This post is written by vintage FAT restoration specialist Nick Kazmaier from Commodore Cycles.
We are all familiar with the bikes made by Fat City Cycles. They are without a doubt some of the best designed and best built bikes known to exist. The new Yo Eddy and Slim Chance are no different, taking up where Fat City left off.
What we rarely see are the frames and forks Chris personally made prior to Fat City. That to me gets me excited about this restoration. When you peel away the layers of significance of this frame set you’ll find many layers. This frame was built for Michael Bruhn in the late 1970’s. He and his brother Martin raced on several clubs. At that time, clubs were where you found the fast riders rather than teams like we see today.
The iconic Connecticut Yankee Cycling club invited Michael and his brother Martin to join in 1977 (with racers like Esther Salmi, Lans Christensen and Richard Sachs). This bike has traveled the world racing in road cycling’s top tiered events alongside iconic bike brands of the day such as Colnago and Pinarello.
I‘m happy to be only the second owner of this bike after purchasing it from Mr. Bruhn. I will preserve the story to remain with the finished bike. This is a part of FAT history, -as well as Competitive Cycling History. Pure Americana.

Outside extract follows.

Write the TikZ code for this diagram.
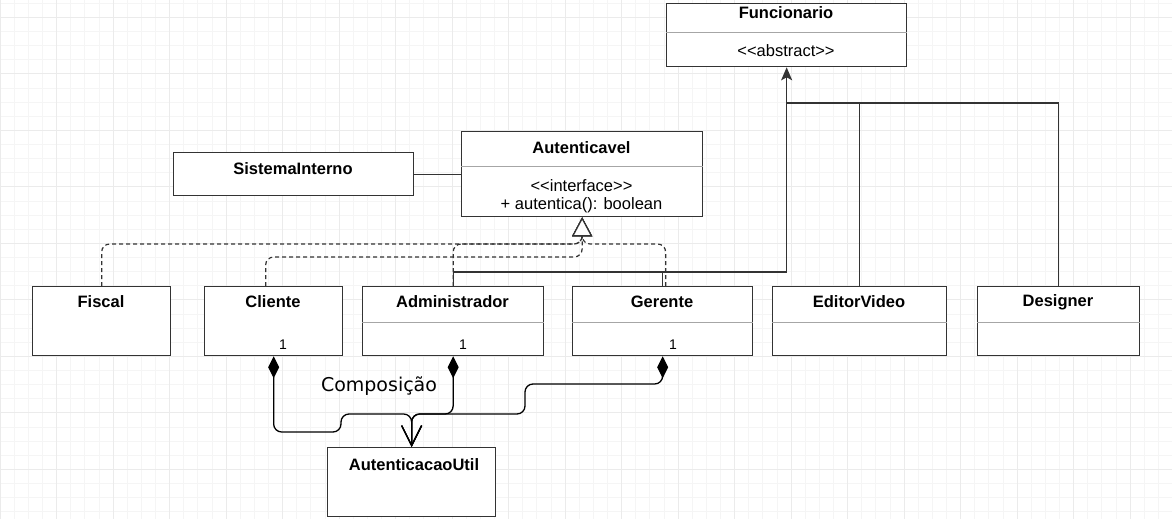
\documentclass[tikz,border=0pt]{standalone}
\usepackage{fontspec}
\setmainfont{Liberation Sans}
\newfontfamily\labelfont{DejaVu Sans}
\usetikzlibrary{arrows.meta,positioning}

\tikzset{
        classbox/.style={draw=black!80, line width=1.3pt, fill=white, anchor=north west, inner sep=0pt},
        classname/.style={font=\bfseries\fontsize{16.5}{18}\selectfont},
        classtext/.style={font=\fontsize{16.5}{18}\selectfont},
        sepline/.style={draw=black!35, line width=0.8pt},
        mult/.style={font=\fontsize{14}{16}\selectfont},
        inherit/.style={draw=black!80, line width=1.3pt},
        realize/.style={draw=black!80, line width=1.2pt, dash pattern=on 4pt off 3pt, rounded corners=8pt},
        compose/.style={draw=black, line width=1.3pt, rounded corners=8pt},
        gridminor/.style={draw=black!4, line width=0.6pt},
        gridmajor/.style={draw=black!8, line width=0.7pt}
}

\begin{document}
\begin{tikzpicture}[x=1pt, y=-1pt]
        \useasboundingbox (0,0) rectangle (1172,519);
        \fill[white] (0,0) rectangle (1172,519);

        \foreach \gx in {0,...,83} \draw[gridminor] (\gx*14.125,0) -- (\gx*14.125,519);
        \foreach \gy in {0,...,36} \draw[gridminor] (0,3.1+\gy*14.125) -- (1172,3.1+\gy*14.125);
        \foreach \gx in {0,...,20} \draw[gridmajor] (\gx*56.5,0) -- (\gx*56.5,519);
        \foreach \gy in {0,...,9} \draw[gridmajor] (0,17.2+\gy*56.5) -- (1172,17.2+\gy*56.5);

        \node[classbox, minimum width=240pt, minimum height=63pt] (funcionario) at (666,3) {};
        \draw[sepline] ([yshift=-29pt]funcionario.north west) -- ([yshift=-29pt]funcionario.north east);
        \node[classname] (funcionarioname) at (786,13) {Funcionario};
        \node[classtext] (funcionariotipo) at (786,51) {<{}<abstract>{}>};

        \node[classbox, minimum width=241pt, minimum height=85pt] (autenticavel) at (461,131) {};
        \draw[sepline] ([yshift=-35pt]autenticavel.north west) -- ([yshift=-35pt]autenticavel.north east);
        \node[classname] (autenticavelname) at (581.5,148) {Autenticavel};
        \node[classtext] (autenticaveltipo) at (581.5,186) {<{}<interface>{}>};
        \node[classtext] (autenticavelmetodo) at (581.5,205) {+ autentica(): boolean};

        \node[classbox, minimum width=240pt, minimum height=43pt] (sistema) at (173,152) {};
        \node[classname] (sistemaname) at (293,169) {SistemaInterno};

        \node[classbox, minimum width=138pt, minimum height=69pt] (fiscal) at (32,286) {};
        \node[classname] (fiscalname) at (101,302) {Fiscal};

        \node[classbox, minimum width=138pt, minimum height=69pt] (cliente) at (204,286) {};
        \node[classname] (clientename) at (273,302) {Cliente};
        \node[mult] (clientemult) at (283,345) {1};

        \node[classbox, minimum width=181pt, minimum height=69pt] (administrador) at (362,286) {};
        \draw[sepline] ([yshift=-36pt]administrador.north west) -- ([yshift=-36pt]administrador.north east);
        \node[classname] (administradorname) at (452.5,302) {Administrador};
        \node[mult] (administradormult) at (463,345) {1};

        \node[classbox, minimum width=180pt, minimum height=69pt] (gerente) at (572,286) {};
        \draw[sepline] ([yshift=-36pt]gerente.north west) -- ([yshift=-36pt]gerente.north east);
        \node[classname] (gerentename) at (662,302) {Gerente};
        \node[mult] (gerentemult) at (673,345) {1};

        \node[classbox, minimum width=174pt, minimum height=69pt] (editor) at (772,286) {};
        \draw[sepline] ([yshift=-36pt]editor.north west) -- ([yshift=-36pt]editor.north east);
        \node[classname] (editorname) at (859,302) {EditorVideo};

        \node[classbox, minimum width=162pt, minimum height=69pt] (designer) at (977,286) {};
        \draw[sepline] ([yshift=-36pt]designer.north west) -- ([yshift=-36pt]designer.north east);
        \node[classname] (designername) at (1058,302) {Designer};

        \node[classbox, minimum width=168pt, minimum height=69pt] (autenticacao) at (327,447) {};
        \node[classname] (autenticacaoname) at (414,465) {AutenticacaoUtil};

        \node[font=\labelfont\fontsize{19}{21}\selectfont] (composicaolabel) at (379,386) {Composição};

        \draw[inherit] (sistema.east) -- (autenticavel.west);

        \coordinate (juncao) at (funcionario.south |- 0,103);
        \draw[inherit, -{Stealth[length=13pt,width=11pt,inset=3pt]}] (administrador.north) -- ++(0,-14) -| (funcionario.south);
        \draw[inherit] (gerente.north) -- ++(0,-14);
        \draw[inherit] (editor.north) |- (juncao);
        \draw[inherit] (designer.north) |- (juncao);

        \coordinate (realizacao) at (autenticavel.south |- 0,244);
        \draw[realize, -{Triangle[open,fill=white,length=19pt,width=20pt]}] (fiscal.north) |- (realizacao) -- (autenticavel.south);
        \draw[realize, -{Triangle[open,fill=white,length=19pt,width=20pt]}] ([xshift=-8pt]cliente.north) |- ([yshift=-13pt]realizacao) -- (autenticavel.south);
        \draw[realize, -{Triangle[open,fill=white,length=19pt,width=20pt]}] (administrador.north) |- (realizacao) -- (autenticavel.south);
        \draw[realize, -{Triangle[open,fill=white,length=19pt,width=20pt]}] ([xshift=3pt]gerente.north) |- (realizacao) -- (autenticavel.south);

        \coordinate (composicao) at (autenticacao.north |- 0,414);
        \draw[compose, {Diamond[length=22pt,width=11pt]}-{Straight Barb[length=20pt,width=20pt]}] (cliente.south) |- (341,432) |- (composicao) -- (autenticacao.north);
        \draw[compose, {Diamond[length=22pt,width=11pt]}-{Straight Barb[length=20pt,width=20pt]}] (administrador.south) |- (composicao) -- (autenticacao.north);
        \draw[compose, {Diamond[length=22pt,width=11pt]}-{Straight Barb[length=20pt,width=20pt]}] (gerente.south) |- (525,384) |- (composicao) -- (autenticacao.north);

\end{tikzpicture}
\end{document}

Pictured here are the “before” pictures for a reference point. My intent is to preserve every ounce of original patina. Yes, the paint, scratches, dings and that unsightly dent in the top tube is staying. The frame is only original once. I do plan on removing the rust that has settled on the tubes. As much as I’d love to test my refinishing skills on this bike, the original paint is too significant. The build will consist of a Campagnolo Super Record group of components. I have not ironed out the other components yet. I hope to gain info on those parts in the future.